Written exercise –
Give only the number of lines that contain the word "this".

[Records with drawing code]
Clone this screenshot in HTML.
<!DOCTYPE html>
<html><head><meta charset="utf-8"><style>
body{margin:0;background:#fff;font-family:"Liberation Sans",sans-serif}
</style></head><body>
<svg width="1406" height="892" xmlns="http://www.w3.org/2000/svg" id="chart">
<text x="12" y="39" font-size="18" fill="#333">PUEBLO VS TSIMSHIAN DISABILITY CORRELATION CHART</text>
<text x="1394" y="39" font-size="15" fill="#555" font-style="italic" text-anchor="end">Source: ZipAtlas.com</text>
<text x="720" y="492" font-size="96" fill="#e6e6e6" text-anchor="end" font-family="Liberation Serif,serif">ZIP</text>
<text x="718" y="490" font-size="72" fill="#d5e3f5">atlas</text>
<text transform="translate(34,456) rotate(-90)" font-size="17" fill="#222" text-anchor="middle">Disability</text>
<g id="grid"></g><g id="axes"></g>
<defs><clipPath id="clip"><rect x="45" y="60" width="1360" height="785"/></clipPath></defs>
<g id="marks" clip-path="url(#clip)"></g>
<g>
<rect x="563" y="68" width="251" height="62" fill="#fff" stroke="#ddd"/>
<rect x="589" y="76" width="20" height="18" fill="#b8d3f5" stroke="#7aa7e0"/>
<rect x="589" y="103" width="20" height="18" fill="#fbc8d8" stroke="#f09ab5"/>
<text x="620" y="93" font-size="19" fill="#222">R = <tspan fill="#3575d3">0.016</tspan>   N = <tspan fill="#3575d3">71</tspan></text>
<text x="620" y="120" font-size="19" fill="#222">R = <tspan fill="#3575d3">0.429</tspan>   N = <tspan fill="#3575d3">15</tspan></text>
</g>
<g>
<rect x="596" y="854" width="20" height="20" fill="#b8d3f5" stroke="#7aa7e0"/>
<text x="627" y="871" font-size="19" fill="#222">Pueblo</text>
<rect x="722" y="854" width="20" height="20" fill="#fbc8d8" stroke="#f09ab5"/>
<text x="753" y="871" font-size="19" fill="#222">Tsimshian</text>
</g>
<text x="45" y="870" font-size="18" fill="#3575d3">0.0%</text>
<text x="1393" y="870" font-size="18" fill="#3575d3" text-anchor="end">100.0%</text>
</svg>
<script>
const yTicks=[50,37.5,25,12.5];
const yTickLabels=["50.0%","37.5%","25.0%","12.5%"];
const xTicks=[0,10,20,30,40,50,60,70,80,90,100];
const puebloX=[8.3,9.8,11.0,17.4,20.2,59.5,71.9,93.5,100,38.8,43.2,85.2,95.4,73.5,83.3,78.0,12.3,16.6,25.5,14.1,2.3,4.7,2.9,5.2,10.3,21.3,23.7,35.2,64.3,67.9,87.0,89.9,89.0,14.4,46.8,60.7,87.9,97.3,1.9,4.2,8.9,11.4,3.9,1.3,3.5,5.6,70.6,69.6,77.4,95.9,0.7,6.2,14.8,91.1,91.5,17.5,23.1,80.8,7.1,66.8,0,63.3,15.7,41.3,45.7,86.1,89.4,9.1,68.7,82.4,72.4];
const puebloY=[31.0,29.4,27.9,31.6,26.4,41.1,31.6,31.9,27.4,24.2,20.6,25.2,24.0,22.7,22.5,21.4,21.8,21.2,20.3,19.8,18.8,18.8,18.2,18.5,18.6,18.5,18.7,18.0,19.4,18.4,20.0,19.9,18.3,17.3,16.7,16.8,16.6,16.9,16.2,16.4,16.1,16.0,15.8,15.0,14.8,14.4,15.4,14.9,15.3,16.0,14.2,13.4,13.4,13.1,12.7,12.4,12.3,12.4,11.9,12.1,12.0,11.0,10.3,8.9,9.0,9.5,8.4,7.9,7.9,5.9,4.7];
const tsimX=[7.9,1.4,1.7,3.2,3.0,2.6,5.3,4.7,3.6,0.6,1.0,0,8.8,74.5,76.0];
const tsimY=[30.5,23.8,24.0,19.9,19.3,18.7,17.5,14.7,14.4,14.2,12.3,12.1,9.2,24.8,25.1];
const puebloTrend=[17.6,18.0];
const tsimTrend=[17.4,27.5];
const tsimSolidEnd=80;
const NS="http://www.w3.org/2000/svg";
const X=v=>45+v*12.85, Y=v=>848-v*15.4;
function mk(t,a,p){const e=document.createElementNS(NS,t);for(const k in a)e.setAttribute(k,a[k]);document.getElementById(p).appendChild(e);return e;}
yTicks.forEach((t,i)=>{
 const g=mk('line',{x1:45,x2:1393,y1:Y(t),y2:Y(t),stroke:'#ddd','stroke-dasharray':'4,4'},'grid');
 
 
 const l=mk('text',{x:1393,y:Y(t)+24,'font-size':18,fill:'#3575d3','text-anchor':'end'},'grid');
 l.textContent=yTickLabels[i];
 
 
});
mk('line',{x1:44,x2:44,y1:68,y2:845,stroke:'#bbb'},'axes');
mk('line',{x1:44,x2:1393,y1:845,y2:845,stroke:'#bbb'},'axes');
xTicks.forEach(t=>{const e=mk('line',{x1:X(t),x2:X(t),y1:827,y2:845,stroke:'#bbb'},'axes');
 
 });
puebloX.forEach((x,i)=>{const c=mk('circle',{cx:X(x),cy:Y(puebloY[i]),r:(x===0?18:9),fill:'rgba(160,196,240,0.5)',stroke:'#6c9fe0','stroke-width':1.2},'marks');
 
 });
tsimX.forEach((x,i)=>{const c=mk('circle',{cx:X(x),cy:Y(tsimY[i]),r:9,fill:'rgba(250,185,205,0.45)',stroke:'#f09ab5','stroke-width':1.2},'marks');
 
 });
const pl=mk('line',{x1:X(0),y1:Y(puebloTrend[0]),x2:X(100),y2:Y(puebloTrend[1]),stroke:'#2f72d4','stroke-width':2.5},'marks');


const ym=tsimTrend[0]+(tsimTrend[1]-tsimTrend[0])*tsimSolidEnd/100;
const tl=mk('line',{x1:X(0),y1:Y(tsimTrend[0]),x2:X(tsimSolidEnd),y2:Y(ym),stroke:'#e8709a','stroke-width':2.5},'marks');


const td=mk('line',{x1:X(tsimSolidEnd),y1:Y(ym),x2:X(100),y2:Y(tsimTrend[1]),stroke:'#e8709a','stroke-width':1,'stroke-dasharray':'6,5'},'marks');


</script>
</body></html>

==

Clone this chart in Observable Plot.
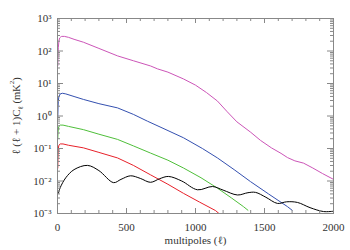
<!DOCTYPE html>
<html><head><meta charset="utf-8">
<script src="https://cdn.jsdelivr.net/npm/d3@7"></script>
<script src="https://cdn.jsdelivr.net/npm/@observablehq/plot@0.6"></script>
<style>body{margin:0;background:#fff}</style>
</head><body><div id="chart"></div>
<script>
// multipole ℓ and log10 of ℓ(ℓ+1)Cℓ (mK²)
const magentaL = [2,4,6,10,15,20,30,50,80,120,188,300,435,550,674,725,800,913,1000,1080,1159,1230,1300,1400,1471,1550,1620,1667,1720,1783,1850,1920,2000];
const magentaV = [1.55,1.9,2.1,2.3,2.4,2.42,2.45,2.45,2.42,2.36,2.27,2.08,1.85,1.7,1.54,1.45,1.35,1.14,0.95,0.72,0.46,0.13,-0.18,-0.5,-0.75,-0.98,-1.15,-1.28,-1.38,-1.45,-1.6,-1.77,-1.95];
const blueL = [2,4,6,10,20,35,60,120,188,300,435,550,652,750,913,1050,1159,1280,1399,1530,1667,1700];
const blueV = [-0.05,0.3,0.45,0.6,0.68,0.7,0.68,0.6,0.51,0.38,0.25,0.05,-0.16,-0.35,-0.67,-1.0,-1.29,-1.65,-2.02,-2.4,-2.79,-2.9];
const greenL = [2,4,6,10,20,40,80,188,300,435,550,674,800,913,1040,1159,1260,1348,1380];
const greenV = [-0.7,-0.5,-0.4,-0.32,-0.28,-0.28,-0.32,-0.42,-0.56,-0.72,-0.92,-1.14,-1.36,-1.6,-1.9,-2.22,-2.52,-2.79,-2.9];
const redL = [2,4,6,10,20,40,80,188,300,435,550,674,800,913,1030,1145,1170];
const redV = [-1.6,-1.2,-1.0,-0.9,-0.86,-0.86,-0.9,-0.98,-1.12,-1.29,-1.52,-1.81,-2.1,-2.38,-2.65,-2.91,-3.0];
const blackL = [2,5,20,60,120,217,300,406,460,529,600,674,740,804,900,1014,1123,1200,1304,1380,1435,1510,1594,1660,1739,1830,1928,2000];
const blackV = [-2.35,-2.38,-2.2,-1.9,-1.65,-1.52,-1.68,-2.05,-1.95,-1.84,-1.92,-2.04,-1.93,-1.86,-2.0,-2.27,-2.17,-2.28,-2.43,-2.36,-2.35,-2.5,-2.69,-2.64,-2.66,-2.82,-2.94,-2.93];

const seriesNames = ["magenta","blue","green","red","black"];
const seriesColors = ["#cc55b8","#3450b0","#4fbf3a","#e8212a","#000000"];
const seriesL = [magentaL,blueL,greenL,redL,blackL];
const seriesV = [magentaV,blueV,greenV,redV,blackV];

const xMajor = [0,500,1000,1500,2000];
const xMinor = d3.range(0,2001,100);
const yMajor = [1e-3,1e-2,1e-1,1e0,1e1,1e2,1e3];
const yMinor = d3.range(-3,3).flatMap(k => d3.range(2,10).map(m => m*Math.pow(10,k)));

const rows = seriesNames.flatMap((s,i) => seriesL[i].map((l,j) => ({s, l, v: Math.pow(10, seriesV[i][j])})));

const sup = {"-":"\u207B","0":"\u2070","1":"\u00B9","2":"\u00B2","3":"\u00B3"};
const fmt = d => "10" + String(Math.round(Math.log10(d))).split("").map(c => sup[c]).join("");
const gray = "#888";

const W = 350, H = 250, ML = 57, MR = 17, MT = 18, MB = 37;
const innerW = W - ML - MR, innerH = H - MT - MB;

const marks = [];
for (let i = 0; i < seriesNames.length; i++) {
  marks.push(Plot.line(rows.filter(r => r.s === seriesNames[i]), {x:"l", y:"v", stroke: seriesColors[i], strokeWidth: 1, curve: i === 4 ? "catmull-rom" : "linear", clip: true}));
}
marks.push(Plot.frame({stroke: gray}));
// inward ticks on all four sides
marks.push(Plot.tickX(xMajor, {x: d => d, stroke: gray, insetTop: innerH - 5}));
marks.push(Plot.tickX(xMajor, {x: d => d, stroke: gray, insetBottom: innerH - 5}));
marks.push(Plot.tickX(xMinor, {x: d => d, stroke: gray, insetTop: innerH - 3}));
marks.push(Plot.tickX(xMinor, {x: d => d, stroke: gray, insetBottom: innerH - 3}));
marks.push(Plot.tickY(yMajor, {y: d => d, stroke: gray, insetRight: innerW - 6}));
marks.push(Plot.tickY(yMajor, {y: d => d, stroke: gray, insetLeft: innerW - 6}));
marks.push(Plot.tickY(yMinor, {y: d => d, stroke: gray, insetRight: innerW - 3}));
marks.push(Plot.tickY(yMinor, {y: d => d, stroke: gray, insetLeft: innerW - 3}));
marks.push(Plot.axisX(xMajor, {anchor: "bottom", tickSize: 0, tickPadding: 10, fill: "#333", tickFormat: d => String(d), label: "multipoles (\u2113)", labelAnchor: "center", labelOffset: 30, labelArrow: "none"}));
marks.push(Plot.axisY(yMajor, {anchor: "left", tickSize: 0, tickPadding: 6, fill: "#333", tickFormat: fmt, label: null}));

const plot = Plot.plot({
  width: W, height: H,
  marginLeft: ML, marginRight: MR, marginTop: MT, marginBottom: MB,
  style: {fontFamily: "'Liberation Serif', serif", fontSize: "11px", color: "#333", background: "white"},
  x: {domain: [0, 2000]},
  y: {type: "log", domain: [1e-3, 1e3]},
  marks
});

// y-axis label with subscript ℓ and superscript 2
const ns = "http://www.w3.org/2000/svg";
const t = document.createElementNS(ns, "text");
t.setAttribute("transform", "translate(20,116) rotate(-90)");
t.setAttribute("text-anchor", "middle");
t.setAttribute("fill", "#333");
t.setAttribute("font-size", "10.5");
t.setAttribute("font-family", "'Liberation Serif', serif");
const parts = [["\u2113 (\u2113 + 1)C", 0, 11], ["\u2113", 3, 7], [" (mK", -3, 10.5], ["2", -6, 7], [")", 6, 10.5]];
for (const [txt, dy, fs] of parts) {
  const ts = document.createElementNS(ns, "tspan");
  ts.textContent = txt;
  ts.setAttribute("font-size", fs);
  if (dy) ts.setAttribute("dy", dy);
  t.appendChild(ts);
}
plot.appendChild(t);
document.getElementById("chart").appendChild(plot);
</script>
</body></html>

Output of the exercise –
2